▶ [WHAT YOU ARE ASKED TO DO]
Pull every line that holds the word "this" from the entries.

▶ [SUPPLIED INFORMATION]
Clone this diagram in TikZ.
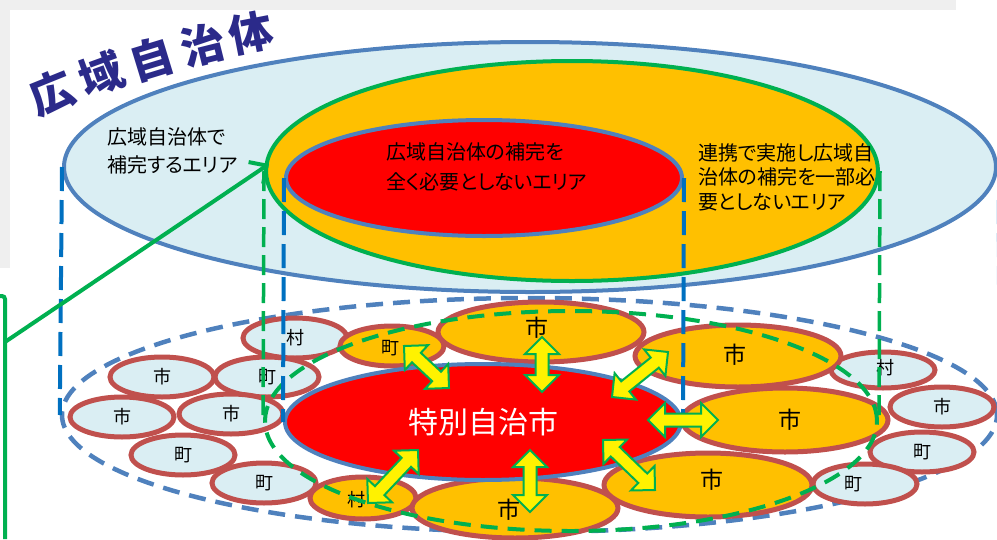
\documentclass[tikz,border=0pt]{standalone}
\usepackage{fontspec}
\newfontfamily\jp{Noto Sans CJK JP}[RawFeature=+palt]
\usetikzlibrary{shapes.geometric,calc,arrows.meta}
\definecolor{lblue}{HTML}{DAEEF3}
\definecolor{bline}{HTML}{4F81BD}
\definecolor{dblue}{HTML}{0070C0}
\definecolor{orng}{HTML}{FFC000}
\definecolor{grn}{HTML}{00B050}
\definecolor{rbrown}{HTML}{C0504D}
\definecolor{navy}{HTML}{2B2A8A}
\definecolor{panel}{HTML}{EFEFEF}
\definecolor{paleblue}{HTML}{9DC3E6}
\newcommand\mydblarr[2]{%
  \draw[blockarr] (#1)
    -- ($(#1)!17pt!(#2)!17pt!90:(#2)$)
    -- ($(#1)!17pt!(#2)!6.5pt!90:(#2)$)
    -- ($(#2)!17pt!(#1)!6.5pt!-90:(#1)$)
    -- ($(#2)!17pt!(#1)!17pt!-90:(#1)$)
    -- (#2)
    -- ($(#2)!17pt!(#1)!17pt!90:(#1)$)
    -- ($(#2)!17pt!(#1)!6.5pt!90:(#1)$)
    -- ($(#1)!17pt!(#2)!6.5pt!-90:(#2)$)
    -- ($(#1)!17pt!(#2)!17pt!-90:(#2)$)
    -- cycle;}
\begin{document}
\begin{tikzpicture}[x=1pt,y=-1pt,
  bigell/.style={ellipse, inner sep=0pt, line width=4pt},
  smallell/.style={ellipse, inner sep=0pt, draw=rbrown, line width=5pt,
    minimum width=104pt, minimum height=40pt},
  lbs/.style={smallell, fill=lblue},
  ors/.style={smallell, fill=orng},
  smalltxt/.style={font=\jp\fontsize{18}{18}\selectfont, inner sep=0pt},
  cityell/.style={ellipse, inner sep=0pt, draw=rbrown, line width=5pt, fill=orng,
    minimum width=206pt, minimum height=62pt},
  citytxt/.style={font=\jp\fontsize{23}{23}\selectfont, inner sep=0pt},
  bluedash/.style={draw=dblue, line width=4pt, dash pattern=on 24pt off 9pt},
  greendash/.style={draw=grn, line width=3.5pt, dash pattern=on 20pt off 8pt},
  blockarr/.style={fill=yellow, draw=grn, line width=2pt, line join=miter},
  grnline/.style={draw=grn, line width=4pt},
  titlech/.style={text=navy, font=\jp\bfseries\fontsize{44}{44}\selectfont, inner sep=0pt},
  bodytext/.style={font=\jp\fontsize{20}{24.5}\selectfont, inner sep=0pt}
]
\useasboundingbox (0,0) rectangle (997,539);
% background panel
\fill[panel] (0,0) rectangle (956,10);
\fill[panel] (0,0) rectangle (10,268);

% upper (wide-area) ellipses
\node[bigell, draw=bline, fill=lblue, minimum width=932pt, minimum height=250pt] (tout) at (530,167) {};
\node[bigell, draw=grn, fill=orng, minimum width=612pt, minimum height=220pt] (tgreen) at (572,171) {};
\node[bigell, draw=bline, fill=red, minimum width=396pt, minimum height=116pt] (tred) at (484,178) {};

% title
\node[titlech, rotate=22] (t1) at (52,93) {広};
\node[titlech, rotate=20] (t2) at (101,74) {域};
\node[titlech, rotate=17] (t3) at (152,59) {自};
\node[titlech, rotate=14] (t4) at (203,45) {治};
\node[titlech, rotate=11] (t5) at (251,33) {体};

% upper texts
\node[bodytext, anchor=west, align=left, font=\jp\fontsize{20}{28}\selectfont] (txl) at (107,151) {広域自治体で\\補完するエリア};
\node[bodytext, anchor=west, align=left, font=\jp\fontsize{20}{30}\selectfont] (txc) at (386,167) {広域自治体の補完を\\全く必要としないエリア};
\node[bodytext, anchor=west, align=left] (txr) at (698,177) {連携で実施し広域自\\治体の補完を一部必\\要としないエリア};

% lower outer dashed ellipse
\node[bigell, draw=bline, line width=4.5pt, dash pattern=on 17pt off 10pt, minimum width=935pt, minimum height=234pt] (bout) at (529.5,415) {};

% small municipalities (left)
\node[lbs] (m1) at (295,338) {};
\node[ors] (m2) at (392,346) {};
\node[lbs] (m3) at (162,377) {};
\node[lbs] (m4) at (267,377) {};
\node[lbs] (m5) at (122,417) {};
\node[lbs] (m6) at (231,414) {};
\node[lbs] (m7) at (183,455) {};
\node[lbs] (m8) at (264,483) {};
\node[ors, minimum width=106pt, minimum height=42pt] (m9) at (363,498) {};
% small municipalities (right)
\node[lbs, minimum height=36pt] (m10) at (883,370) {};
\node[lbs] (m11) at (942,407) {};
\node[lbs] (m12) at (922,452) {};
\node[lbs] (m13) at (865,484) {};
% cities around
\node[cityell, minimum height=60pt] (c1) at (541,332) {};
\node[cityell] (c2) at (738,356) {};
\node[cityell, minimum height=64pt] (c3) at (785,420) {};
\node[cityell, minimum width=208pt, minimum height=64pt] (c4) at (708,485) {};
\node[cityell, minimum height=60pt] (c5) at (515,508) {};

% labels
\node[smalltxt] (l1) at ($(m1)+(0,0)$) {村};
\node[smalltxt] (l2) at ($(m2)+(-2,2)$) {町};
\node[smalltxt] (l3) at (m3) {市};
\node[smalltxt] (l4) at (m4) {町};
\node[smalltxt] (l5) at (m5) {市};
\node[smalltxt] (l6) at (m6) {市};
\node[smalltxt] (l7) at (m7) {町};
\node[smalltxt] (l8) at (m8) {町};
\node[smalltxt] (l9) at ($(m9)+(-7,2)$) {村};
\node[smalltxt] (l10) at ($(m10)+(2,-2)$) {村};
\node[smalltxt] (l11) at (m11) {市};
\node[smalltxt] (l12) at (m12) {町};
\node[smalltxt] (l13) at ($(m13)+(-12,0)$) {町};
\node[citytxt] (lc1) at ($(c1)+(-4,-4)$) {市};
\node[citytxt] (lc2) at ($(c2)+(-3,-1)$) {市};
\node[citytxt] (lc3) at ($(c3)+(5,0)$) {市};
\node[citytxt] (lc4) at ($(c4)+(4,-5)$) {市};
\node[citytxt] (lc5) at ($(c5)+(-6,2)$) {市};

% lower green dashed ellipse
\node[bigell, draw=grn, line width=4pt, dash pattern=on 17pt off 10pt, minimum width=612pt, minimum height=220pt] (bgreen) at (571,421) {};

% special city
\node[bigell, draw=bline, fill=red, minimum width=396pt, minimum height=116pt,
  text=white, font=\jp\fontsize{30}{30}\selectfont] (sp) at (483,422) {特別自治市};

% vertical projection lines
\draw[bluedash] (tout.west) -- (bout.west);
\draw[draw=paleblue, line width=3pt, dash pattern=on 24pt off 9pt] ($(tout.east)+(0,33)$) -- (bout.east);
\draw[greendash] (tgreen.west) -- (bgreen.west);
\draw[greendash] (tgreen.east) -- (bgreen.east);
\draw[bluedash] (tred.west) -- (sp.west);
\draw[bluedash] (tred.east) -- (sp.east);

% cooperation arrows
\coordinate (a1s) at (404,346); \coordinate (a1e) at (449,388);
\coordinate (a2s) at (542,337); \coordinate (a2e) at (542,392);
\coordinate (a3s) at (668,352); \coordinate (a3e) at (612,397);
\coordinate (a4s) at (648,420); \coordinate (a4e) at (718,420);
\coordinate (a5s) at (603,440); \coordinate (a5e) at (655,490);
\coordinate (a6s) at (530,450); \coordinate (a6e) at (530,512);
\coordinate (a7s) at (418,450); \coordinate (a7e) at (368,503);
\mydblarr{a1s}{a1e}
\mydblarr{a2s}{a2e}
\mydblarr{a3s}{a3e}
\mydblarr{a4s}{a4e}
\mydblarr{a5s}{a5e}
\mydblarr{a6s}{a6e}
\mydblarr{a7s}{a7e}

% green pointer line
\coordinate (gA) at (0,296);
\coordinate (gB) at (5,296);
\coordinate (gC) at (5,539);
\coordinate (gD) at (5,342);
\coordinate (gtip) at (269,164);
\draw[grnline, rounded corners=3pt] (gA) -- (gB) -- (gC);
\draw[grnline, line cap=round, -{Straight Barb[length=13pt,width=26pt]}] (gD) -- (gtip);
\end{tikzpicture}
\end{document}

---

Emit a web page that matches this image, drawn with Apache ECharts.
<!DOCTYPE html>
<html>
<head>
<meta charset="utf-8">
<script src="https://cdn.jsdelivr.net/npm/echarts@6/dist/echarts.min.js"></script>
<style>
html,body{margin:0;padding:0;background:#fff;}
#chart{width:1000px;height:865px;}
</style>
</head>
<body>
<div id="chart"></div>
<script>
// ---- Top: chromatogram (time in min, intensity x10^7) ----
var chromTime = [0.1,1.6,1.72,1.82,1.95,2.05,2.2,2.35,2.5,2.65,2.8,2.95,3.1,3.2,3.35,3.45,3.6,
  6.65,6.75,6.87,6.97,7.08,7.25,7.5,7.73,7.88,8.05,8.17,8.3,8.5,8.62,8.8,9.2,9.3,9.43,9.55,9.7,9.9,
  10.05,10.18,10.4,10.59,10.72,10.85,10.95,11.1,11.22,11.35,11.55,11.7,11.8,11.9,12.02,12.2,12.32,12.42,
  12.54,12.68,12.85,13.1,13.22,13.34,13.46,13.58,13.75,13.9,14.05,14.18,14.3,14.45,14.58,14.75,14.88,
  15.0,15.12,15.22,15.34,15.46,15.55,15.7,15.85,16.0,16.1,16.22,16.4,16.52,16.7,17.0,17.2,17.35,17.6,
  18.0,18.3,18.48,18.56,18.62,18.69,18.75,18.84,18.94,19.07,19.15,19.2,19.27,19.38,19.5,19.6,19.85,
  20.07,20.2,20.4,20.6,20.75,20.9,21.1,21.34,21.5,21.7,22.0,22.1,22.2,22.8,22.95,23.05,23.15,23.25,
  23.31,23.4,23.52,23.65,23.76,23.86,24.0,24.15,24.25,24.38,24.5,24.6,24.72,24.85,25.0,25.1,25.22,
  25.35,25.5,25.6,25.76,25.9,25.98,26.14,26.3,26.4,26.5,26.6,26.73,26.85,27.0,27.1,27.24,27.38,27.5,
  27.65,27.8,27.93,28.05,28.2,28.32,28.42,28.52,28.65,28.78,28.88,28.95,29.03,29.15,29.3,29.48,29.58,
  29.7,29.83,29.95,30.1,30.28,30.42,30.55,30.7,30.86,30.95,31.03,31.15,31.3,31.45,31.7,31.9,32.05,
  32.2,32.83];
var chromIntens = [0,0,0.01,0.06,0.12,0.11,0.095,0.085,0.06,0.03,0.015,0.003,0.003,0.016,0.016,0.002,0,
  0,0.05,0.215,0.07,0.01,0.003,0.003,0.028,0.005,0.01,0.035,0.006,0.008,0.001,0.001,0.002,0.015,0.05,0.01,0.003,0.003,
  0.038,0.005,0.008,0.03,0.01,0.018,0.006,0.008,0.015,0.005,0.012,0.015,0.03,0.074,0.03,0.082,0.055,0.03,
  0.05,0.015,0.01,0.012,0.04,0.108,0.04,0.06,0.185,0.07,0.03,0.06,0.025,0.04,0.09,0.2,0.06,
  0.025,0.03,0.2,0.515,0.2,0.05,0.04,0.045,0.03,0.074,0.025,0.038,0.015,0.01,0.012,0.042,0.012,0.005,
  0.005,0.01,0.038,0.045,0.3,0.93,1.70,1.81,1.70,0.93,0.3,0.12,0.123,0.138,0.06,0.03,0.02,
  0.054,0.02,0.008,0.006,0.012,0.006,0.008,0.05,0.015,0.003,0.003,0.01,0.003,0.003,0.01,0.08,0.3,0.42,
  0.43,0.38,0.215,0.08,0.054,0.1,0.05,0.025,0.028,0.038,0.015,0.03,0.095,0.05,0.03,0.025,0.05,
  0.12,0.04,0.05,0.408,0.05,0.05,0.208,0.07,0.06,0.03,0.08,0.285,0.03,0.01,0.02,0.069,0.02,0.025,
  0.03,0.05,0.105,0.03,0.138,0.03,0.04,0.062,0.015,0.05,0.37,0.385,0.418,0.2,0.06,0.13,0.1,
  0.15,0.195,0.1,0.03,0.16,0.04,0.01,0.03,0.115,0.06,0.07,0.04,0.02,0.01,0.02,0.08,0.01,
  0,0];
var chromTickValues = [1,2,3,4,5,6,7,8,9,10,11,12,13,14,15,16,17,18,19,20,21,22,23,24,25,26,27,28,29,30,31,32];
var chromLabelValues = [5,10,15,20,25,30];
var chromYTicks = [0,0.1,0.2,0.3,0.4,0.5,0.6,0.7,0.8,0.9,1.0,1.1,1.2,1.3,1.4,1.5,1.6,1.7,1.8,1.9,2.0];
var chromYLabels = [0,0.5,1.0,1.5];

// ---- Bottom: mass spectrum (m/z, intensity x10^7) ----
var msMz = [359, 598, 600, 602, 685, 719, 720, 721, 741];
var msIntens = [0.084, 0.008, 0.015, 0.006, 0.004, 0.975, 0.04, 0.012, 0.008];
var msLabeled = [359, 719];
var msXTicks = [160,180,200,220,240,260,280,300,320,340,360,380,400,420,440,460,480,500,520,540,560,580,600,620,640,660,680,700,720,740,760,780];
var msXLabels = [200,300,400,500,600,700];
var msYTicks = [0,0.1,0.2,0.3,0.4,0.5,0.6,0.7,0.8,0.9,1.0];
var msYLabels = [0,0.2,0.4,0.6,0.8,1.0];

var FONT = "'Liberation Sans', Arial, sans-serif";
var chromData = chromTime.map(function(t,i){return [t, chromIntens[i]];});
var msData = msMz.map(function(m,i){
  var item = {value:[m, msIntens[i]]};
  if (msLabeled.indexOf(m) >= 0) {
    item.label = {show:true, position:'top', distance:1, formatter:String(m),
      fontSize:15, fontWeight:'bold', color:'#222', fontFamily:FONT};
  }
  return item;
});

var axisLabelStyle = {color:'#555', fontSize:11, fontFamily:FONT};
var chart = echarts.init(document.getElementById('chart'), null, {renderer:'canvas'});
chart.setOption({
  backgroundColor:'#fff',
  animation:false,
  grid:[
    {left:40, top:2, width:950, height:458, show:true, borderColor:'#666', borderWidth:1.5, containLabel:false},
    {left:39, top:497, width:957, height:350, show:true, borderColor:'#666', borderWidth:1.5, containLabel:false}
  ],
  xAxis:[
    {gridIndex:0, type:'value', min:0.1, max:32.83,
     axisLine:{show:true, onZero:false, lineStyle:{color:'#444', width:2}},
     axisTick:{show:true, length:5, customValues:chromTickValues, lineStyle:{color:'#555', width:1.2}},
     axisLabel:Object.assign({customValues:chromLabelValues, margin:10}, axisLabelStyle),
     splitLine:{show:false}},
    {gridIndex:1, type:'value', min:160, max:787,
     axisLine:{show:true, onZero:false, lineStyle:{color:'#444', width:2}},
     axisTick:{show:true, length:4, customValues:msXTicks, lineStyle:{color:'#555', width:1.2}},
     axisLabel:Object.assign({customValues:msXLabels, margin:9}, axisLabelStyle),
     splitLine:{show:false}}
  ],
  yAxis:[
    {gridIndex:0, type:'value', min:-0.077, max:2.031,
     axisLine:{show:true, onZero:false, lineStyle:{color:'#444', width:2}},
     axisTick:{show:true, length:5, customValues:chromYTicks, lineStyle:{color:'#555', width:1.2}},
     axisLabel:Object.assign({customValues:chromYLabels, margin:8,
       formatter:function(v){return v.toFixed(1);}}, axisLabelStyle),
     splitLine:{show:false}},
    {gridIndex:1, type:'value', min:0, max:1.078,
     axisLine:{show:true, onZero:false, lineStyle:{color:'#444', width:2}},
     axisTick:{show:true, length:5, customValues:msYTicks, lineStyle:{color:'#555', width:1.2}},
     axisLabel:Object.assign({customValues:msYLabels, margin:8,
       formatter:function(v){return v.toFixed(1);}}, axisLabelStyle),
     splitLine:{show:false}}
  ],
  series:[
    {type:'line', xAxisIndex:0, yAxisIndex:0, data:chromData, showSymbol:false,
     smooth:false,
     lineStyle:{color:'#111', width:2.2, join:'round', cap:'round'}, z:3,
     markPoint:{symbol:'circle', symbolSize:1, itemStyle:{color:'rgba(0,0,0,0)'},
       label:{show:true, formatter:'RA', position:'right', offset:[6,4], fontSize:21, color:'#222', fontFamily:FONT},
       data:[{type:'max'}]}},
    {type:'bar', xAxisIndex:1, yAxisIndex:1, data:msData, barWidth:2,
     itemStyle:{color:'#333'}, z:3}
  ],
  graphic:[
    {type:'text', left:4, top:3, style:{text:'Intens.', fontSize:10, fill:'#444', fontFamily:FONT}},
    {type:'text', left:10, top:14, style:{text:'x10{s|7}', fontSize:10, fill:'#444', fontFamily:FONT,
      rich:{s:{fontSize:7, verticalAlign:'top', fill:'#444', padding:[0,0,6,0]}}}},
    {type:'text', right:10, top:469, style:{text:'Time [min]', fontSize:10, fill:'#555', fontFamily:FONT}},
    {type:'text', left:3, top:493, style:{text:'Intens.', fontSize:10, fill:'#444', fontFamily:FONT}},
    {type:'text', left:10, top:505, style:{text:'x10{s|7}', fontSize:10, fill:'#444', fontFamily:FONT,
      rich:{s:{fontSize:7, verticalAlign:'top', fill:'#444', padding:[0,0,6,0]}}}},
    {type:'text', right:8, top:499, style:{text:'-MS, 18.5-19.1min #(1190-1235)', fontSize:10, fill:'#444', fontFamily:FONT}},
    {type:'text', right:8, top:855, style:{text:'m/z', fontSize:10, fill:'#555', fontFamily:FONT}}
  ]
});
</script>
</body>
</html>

▶ [WRITTEN REPLY]
Clone this diagram in TikZ.
Emit a web page that matches this image, drawn with Apache ECharts.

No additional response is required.